Tuesday, September 21, 2010

Blouin's Social Mediation and Suffrage Timelines

Hi, everyone.

As promised, here are links to the timelines we examined in class today, along with some of the questions that guided our critical examination of them. I'd like to continue this discussion at the beginning of Thursday's class, as a segueway into Steedman and Jarratt. I have also included the preparation suggestions I made for Thursday's reading.

Today's Activity
Locate and compare the following timelines of Suffrage history:

Laurie Mann’s Timeline of Women’s Suffrage in the United States
“One Hundred Years Towards Suffrage” (hosted by NAWSA)
“A History of the American Suffragist Movement”
Women and Social Movements in the United States, 1600-2000

Discuss some of the explicit and implicit differences between the timelines and how they represent the movement. Note any interesting patterns or dissonances between them.

Critical Examination Questions
Blouin's key claim seems to be that "'Archives,' ... is beginning to emerge in ... cultural and historical studies as an object of study, not simply as a place where study occurs" (103). How do these timelines reflect that claim?

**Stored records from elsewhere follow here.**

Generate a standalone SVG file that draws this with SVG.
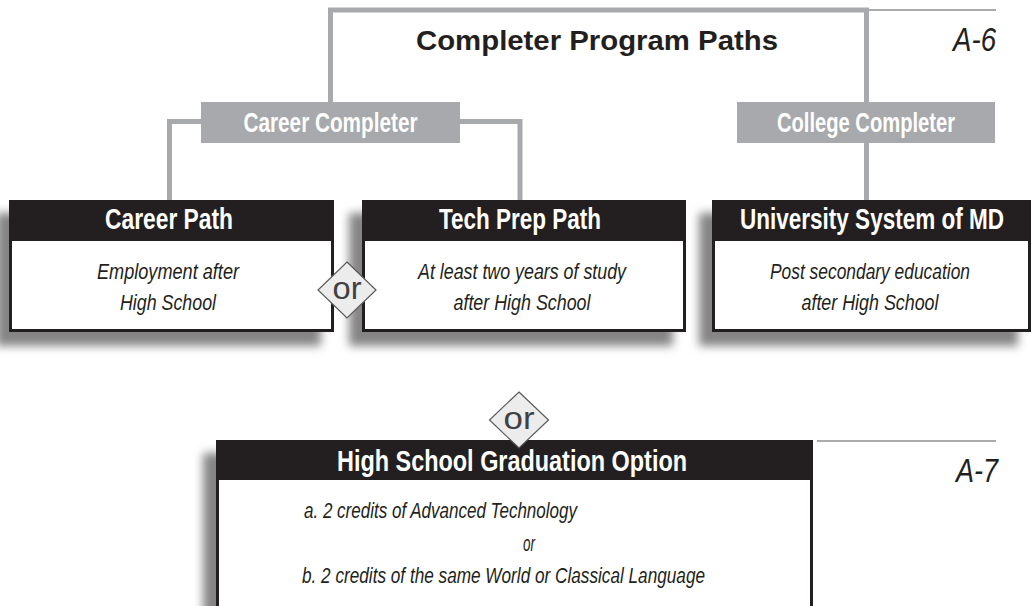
<svg xmlns="http://www.w3.org/2000/svg" width="1032" height="606" viewBox="0 0 1032 606">
<defs>
<filter id="blur" x="-10%" y="-15%" width="120%" height="130%">
<feGaussianBlur stdDeviation="5"/>
</filter>
<style>
.conn{fill:none;stroke:#a7a9ac;stroke-width:5;stroke-linejoin:miter}
.rule{stroke:#58595b;stroke-width:1.2}
.sh{fill:#858585;filter:url(#blur)}
.frame{fill:#fff;stroke:#231f20;stroke-width:3}
.hdr{fill:#231f20}
.tag{fill:#a7a9ac}
.htext{font-family:"Liberation Sans Narrow","Liberation Sans",Arial,sans-serif;font-weight:bold;font-size:29px;fill:#fff;text-anchor:middle}
.tagtext{font-family:"Liberation Sans Narrow","Liberation Sans",Arial,sans-serif;font-weight:bold;font-size:27px;fill:#fff;text-anchor:middle}
.body{font-family:"Liberation Sans Narrow","Liberation Sans",Arial,sans-serif;font-style:italic;font-size:22px;fill:#231f20}
.mid{text-anchor:middle}
.title{font-family:"Liberation Sans",Arial,sans-serif;font-weight:bold;font-size:27px;fill:#231f20;text-anchor:middle}
.code{font-family:"Liberation Sans Narrow","Liberation Sans",Arial,sans-serif;font-style:italic;font-size:34px;fill:#231f20;text-anchor:end}
.ord{fill:#ececec;stroke:#58595b;stroke-width:1.2}
.ort{font-family:"Liberation Sans",Arial,sans-serif;font-size:31px;fill:#414042;text-anchor:middle}
</style>
</defs>
<rect width="1032" height="606" fill="#fff"/>

<g id="headings">
<text class="title" x="597" y="50" textLength="362" lengthAdjust="spacingAndGlyphs">Completer Program Paths</text>
<line class="rule" x1="866" y1="10" x2="996" y2="10"/>
<text class="code" x="996" y="51" textLength="43" lengthAdjust="spacingAndGlyphs">A-6</text>
<line class="rule" x1="817" y1="441" x2="996" y2="441"/>
<text class="code" x="998" y="482" textLength="42" lengthAdjust="spacingAndGlyphs">A-7</text>
</g>

<g id="connectors">
<polyline class="conn" points="330.5,102 330.5,10 866.5,10 866.5,102"/>
<polyline class="conn" points="201,121.5 169.5,121.5 169.5,200"/>
<polyline class="conn" points="460,121.5 520,121.5 520,200"/>
<line class="conn" x1="866.5" y1="143" x2="866.5" y2="200"/>
</g>

<g id="career-completer">
<rect class="tag" x="201" y="102" width="259" height="41"/>
<text class="tagtext" x="330.5" y="131.5" textLength="174" lengthAdjust="spacingAndGlyphs">Career Completer</text>
</g>

<g id="college-completer">
<rect class="tag" x="737" y="102" width="258" height="41"/>
<text class="tagtext" x="866" y="131.5" textLength="178" lengthAdjust="spacingAndGlyphs">College Completer</text>
</g>

<g id="career-path">
<rect class="sh" x="-4" y="213" width="325" height="133"/>
<rect class="frame" x="10.5" y="201.5" width="322" height="129"/>
<rect class="hdr" x="9" y="200" width="325" height="41"/>
<text class="htext" x="169" y="229" textLength="128" lengthAdjust="spacingAndGlyphs">Career Path</text>
<text class="body mid" x="168" y="279" textLength="142" lengthAdjust="spacingAndGlyphs">Employment after</text>
<text class="body mid" x="168" y="310" textLength="96" lengthAdjust="spacingAndGlyphs">High School</text>
</g>

<g id="tech-prep-path">
<rect class="sh" x="349" y="213" width="324" height="133"/>
<rect class="frame" x="363.5" y="201.5" width="321" height="129"/>
<rect class="hdr" x="362" y="200" width="324" height="41"/>
<text class="htext" x="520" y="229" textLength="162" lengthAdjust="spacingAndGlyphs">Tech Prep Path</text>
<text class="body mid" x="522" y="279" textLength="208" lengthAdjust="spacingAndGlyphs">At least two years of study</text>
<text class="body mid" x="522" y="310" textLength="137" lengthAdjust="spacingAndGlyphs">after High School</text>
</g>

<g id="university-system">
<rect class="sh" x="699" y="213" width="319" height="133"/>
<rect class="frame" x="713.5" y="201.5" width="316" height="129"/>
<rect class="hdr" x="712" y="200" width="319" height="41"/>
<text class="htext" x="872" y="229" textLength="264" lengthAdjust="spacingAndGlyphs">University System of MD</text>
<text class="body mid" x="870" y="279" textLength="200" lengthAdjust="spacingAndGlyphs">Post secondary education</text>
<text class="body mid" x="870" y="310" textLength="137" lengthAdjust="spacingAndGlyphs">after High School</text>
</g>

<g id="hs-graduation-option">
<rect class="sh" x="203" y="453" width="597" height="200"/>
<rect class="frame" x="217.5" y="441.5" width="594" height="200"/>
<rect class="hdr" x="216" y="440" width="597" height="40"/>
<text class="htext" x="512" y="471" textLength="350" lengthAdjust="spacingAndGlyphs">High School Graduation Option</text>
<text class="body" x="304" y="518" textLength="273" lengthAdjust="spacingAndGlyphs">a. 2 credits of Advanced Technology</text>
<text class="body" x="523" y="551" textLength="12" lengthAdjust="spacingAndGlyphs">or</text>
<text class="body" x="302" y="583" textLength="403" lengthAdjust="spacingAndGlyphs">b. 2 credits of the same World or Classical Language</text>
</g>

<g id="or-top">
<polygon class="ord" points="347,262 376,290 347,318 318,290"/>
<text class="ort" x="347" y="298.5" textLength="29" lengthAdjust="spacingAndGlyphs">or</text>
</g>

<g id="or-bottom">
<polygon class="ord" points="519,392 548.5,420 519,448 489.5,420"/>
<text class="ort" x="519" y="428.5" textLength="31" lengthAdjust="spacingAndGlyphs">or</text>
</g>
</svg>
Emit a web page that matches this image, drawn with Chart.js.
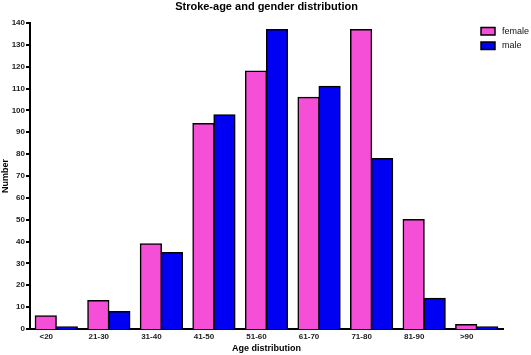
<!DOCTYPE html>
<html>
<head>
<meta charset="utf-8">
<script src="https://cdn.jsdelivr.net/npm/chart.js@4"></script>
<style>
html,body{margin:0;padding:0;background:#fff;}
#wrap{width:531px;height:355px;position:relative;}
</style>
</head>
<body>
<div id="wrap"><canvas id="c" width="531" height="355"></canvas></div>
<script>
const categories = ['<20','21-30','31-40','41-50','51-60','61-70','71-80','81-90','>90'];
const female = [6, 13, 39, 94, 118, 106, 137, 50, 2];
const male = [1, 8, 35, 98, 137, 111, 78, 14, 1];
const seriesNames = ['female', 'male'];
const seriesColors = ['#F44FD6', '#0000F2'];
const chartTitle = 'Stroke-age and gender distribution';

const FONT = "'Liberation Sans', Arial, sans-serif";

const decorPlugin = {
  id: 'decor',
  afterDraw(chart) {
    const ctx = chart.ctx;
    const area = chart.chartArea;
    const ys = chart.scales.y;
    ctx.save();
    // y tick marks
    ctx.strokeStyle = '#000';
    ctx.lineWidth = 2;
    ys.ticks.forEach(t => {
      const py = Math.round(ys.getPixelForValue(t.value));
      ctx.beginPath();
      ctx.moveTo(area.left - 4, py);
      ctx.lineTo(area.left, py);
      ctx.stroke();
    });
    // title centered over plot area
    ctx.font = 'bold 11px ' + FONT;
    ctx.fillStyle = '#000';
    ctx.textAlign = 'center';
    ctx.textBaseline = 'middle';
    ctx.fillText(chartTitle, (area.left + area.right) / 2, 7);
    // legend
    ctx.font = '9px ' + FONT;
    ctx.textAlign = 'left';
    chart.data.datasets.forEach((ds, i) => {
      const y = 27.5 + i * 14.5;
      ctx.fillStyle = ds.backgroundColor;
      ctx.fillRect(481, y, 14, 7.5);
      ctx.strokeStyle = '#000';
      ctx.lineWidth = 1.5;
      ctx.strokeRect(481, y, 14, 7.5);
      ctx.fillStyle = '#111';
      ctx.fillText(ds.label, 502, y + 4);
    });
    ctx.restore();
  }
};

new Chart(document.getElementById('c'), {
  type: 'bar',
  data: {
    labels: categories,
    datasets: [
      { label: seriesNames[0], data: female, backgroundColor: seriesColors[0], borderColor: '#000', borderWidth: 1.5, inflateAmount: 0.6, categoryPercentage: 0.8, barPercentage: 1.0 },
      { label: seriesNames[1], data: male, backgroundColor: seriesColors[1], borderColor: '#000', borderWidth: 1.5, inflateAmount: 0.6, categoryPercentage: 0.8, barPercentage: 1.0 }
    ]
  },
  options: {
    responsive: false,
    animation: false,
    layout: { padding: { left: 0, right: 28, top: 23, bottom: 0 } },
    plugins: {
      legend: { display: false },
      tooltip: { enabled: false },
      title: { display: false }
    },
    scales: {
      x: {
        grid: { display: false, drawTicks: false },
        border: { display: true, color: '#000', width: 2 },
        ticks: { color: '#222', font: { family: FONT, size: 8, weight: 'bold' }, padding: 3, labelOffset: -10, maxRotation: 0, autoSkip: false },
        title: { display: true, text: 'Age distribution', color: '#000', font: { family: FONT, size: 9, weight: 'bold', lineHeight: 1.2 }, padding: { top: 0, bottom: 1 } },
        afterFit(scale) { scale.height = 26; }
      },
      y: {
        min: 0, max: 140,
        grid: { display: false, drawTicks: true, tickLength: 5 },
        border: { display: true, color: '#000', width: 2 },
        ticks: { stepSize: 10, color: '#222', font: { family: FONT, size: 8, weight: 'bold' }, padding: 0 },
        title: { display: true, text: 'Number', color: '#000', font: { family: FONT, size: 9, weight: 'bold', lineHeight: 1.2 }, padding: { top: 0, bottom: 0 } },
        afterFit(scale) { scale.width = 30; }
      }
    }
  },
  plugins: [decorPlugin]
});
</script>
</body>
</html>
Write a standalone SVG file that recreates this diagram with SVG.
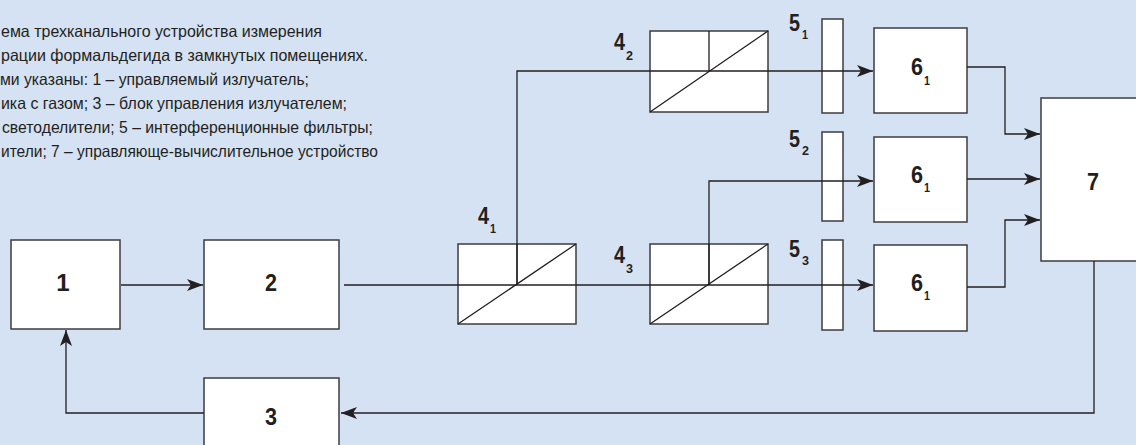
<svg xmlns="http://www.w3.org/2000/svg" width="1136" height="445" viewBox="0 0 1136 445">
  <defs>
    <style>
      .bg { fill: #d5e2f3; }
      .box { fill: #ffffff; stroke: #3d3d3f; stroke-width: 1.5; }
      .sym { fill: none; stroke: #231f20; stroke-width: 1.3; }
      .wire { fill: none; stroke: #231f20; stroke-width: 1.3; }
      .cap { font-family: "Liberation Sans", Arial, sans-serif; font-size: 16.5px; fill: #231f20; }
      .lbl { font-family: "Liberation Sans", Arial, sans-serif; font-weight: bold; font-size: 24px; fill: #231f20; }
      .sub { font-family: "Liberation Sans", Arial, sans-serif; font-weight: bold; font-size: 13px; fill: #231f20; }
    </style>
    <marker id="arr" markerUnits="userSpaceOnUse" markerWidth="18" markerHeight="14" refX="16" refY="6" orient="auto">
      <path d="M0,0 L16,6 L0,12 L4,6 Z" fill="#231f20"/>
    </marker>
  </defs>

  <rect class="bg" x="0" y="0" width="1136" height="445"/>

  <!-- caption -->
  <g id="caption" class="cap">
    <text x="1" y="37" textLength="321" lengthAdjust="spacingAndGlyphs">ема трехканального устройства измерения</text>
    <text x="1" y="61" textLength="367" lengthAdjust="spacingAndGlyphs">рации формальдегида в замкнутых помещениях.</text>
    <text x="0" y="85" textLength="309" lengthAdjust="spacingAndGlyphs">ми указаны: 1 – управляемый излучатель;</text>
    <text x="1" y="109" textLength="346" lengthAdjust="spacingAndGlyphs">ика с газом; 3 – блок управления излучателем;</text>
    <text x="2" y="133" textLength="371" lengthAdjust="spacingAndGlyphs">светоделители; 5 – интерференционные фильтры;</text>
    <text x="1" y="157" textLength="377" lengthAdjust="spacingAndGlyphs">ители; 7 – управляюще-вычислительное устройство</text>
  </g>

  <!-- block 1: emitter -->
  <g id="n1">
    <rect class="box" x="11" y="240" width="109" height="89"/>
    <text class="lbl" x="63" y="291" text-anchor="middle">1</text>
  </g>

  <!-- block 2: gas cell -->
  <g id="n2">
    <rect class="box" x="204" y="240" width="135" height="89"/>
    <text class="lbl" x="271" y="291" text-anchor="middle" textLength="12" lengthAdjust="spacingAndGlyphs">2</text>
  </g>

  <!-- block 3: emitter control -->
  <g id="n3">
    <rect class="box" x="204" y="378" width="135" height="90"/>
    <text class="lbl" x="271" y="425" text-anchor="middle" textLength="12" lengthAdjust="spacingAndGlyphs">3</text>
  </g>

  <!-- beam splitters 4 -->
  <g id="n4_1">
    <rect class="box" x="458" y="244" width="118" height="80"/>
    <path class="sym" d="M458,324 L576,244 M517,244 L517,285"/>
    <text class="lbl" x="478" y="224" textLength="11" lengthAdjust="spacingAndGlyphs">4</text>
    <text class="sub" x="490" y="233" textLength="6" lengthAdjust="spacingAndGlyphs">1</text>
  </g>
  <g id="n4_2">
    <rect class="box" x="650" y="31" width="118" height="81"/>
    <path class="sym" d="M650,112 L768,31 M709,31 L709,71"/>
    <text class="lbl" x="614" y="50" textLength="11" lengthAdjust="spacingAndGlyphs">4</text>
    <text class="sub" x="626" y="60" textLength="7" lengthAdjust="spacingAndGlyphs">2</text>
  </g>
  <g id="n4_3">
    <rect class="box" x="650" y="244" width="118" height="80"/>
    <path class="sym" d="M650,324 L768,244 M709,244 L709,285"/>
    <text class="lbl" x="614" y="263" textLength="11" lengthAdjust="spacingAndGlyphs">4</text>
    <text class="sub" x="626" y="273" textLength="7" lengthAdjust="spacingAndGlyphs">3</text>
  </g>

  <!-- interference filters 5 -->
  <g id="n5_1">
    <rect class="box" x="822" y="19" width="21" height="94"/>
    <text class="lbl" x="789" y="31" textLength="11" lengthAdjust="spacingAndGlyphs">5</text>
    <text class="sub" x="802" y="39" textLength="6" lengthAdjust="spacingAndGlyphs">1</text>
  </g>
  <g id="n5_2">
    <rect class="box" x="822" y="132" width="21" height="89"/>
    <text class="lbl" x="789" y="147" textLength="11" lengthAdjust="spacingAndGlyphs">5</text>
    <text class="sub" x="802" y="155" textLength="7" lengthAdjust="spacingAndGlyphs">2</text>
  </g>
  <g id="n5_3">
    <rect class="box" x="822" y="240" width="21" height="90"/>
    <text class="lbl" x="789" y="257" textLength="11" lengthAdjust="spacingAndGlyphs">5</text>
    <text class="sub" x="802" y="265" textLength="7" lengthAdjust="spacingAndGlyphs">3</text>
  </g>

  <!-- photodetectors 6 -->
  <g id="n6_a">
    <rect class="box" x="874" y="28" width="93" height="85"/>
    <text class="lbl" x="911" y="75" textLength="12" lengthAdjust="spacingAndGlyphs">6</text>
    <text class="sub" x="924" y="85" textLength="6" lengthAdjust="spacingAndGlyphs">1</text>
  </g>
  <g id="n6_b">
    <rect class="box" x="874" y="137" width="93" height="85"/>
    <text class="lbl" x="911" y="183" textLength="12" lengthAdjust="spacingAndGlyphs">6</text>
    <text class="sub" x="924" y="192" textLength="6" lengthAdjust="spacingAndGlyphs">1</text>
  </g>
  <g id="n6_c">
    <rect class="box" x="874" y="245" width="93" height="86"/>
    <text class="lbl" x="911" y="291" textLength="12" lengthAdjust="spacingAndGlyphs">6</text>
    <text class="sub" x="924" y="300" textLength="6" lengthAdjust="spacingAndGlyphs">1</text>
  </g>

  <!-- block 7: control and computing unit -->
  <g id="n7">
    <rect class="box" x="1041" y="98" width="120" height="163"/>
    <text class="lbl" x="1093" y="190" text-anchor="middle" textLength="12" lengthAdjust="spacingAndGlyphs">7</text>
  </g>

  <!-- connectors -->
  <g id="connectors" class="wire">
    <path d="M121,285 L203,285" marker-end="url(#arr)"/>
    <path d="M344,285 L873,285" marker-end="url(#arr)"/>
    <path d="M517,285 L517,71 L873,71" marker-end="url(#arr)"/>
    <path d="M709,285 L709,181 L873,181" marker-end="url(#arr)"/>
    <path d="M967,67 L1005,67 L1005,134 L1040,134" marker-end="url(#arr)"/>
    <path d="M967,179 L1040,179" marker-end="url(#arr)"/>
    <path d="M967,287 L1005,287 L1005,220 L1040,220" marker-end="url(#arr)"/>
    <path d="M1094,261 L1094,413 L341,413" marker-end="url(#arr)"/>
    <path d="M204,413 L66,413 L66,330" marker-end="url(#arr)"/>
  </g>
</svg>
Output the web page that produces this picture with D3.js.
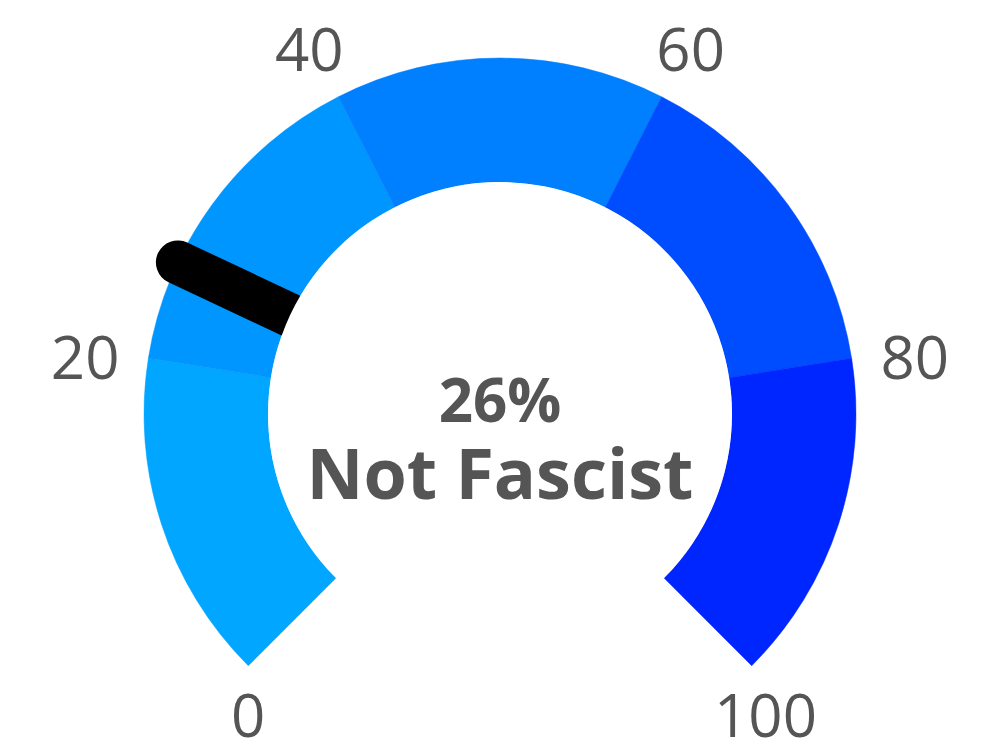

Following that claim, Blouin cites Jacques Derrida to ask how one can "'prove the absence of archive?'" (104), by which he means "reconcil[ing] deeply held historical beliefs when existing archival evidence seems to point to the contrary or ... to reveal nothing at all" (104). How could the timelines -- or more specifically, the patterns and gaps we notice between them -- prove the absence of their larger archive? What larger gaps or questions do they raise for us?

An alternative question is this: In what way could these timelines -- or more specifically, the patterns and gaps you notice between them -- represent Blouin's "power relationships," "mediation," or "social memory"?

Preparation for Thursday

As you read Jarratt's article and Steedman's first chapter, try to do the following to help you read:
  1. summarize the main point of each essay and list the major sources, voices, evidences they use to construct that main point (i.e., how does each author "build her theory," so to speak?)
  2. write a brief response to each author in which you tell her (directly) how her essay has either enhanced or complicated your understanding of "history," "historiography," "modernism," or "feminism."
As always, any of the above makes great fodder for your research journal log, as do the questions below.

I look forward to hearing your responses on Thursday!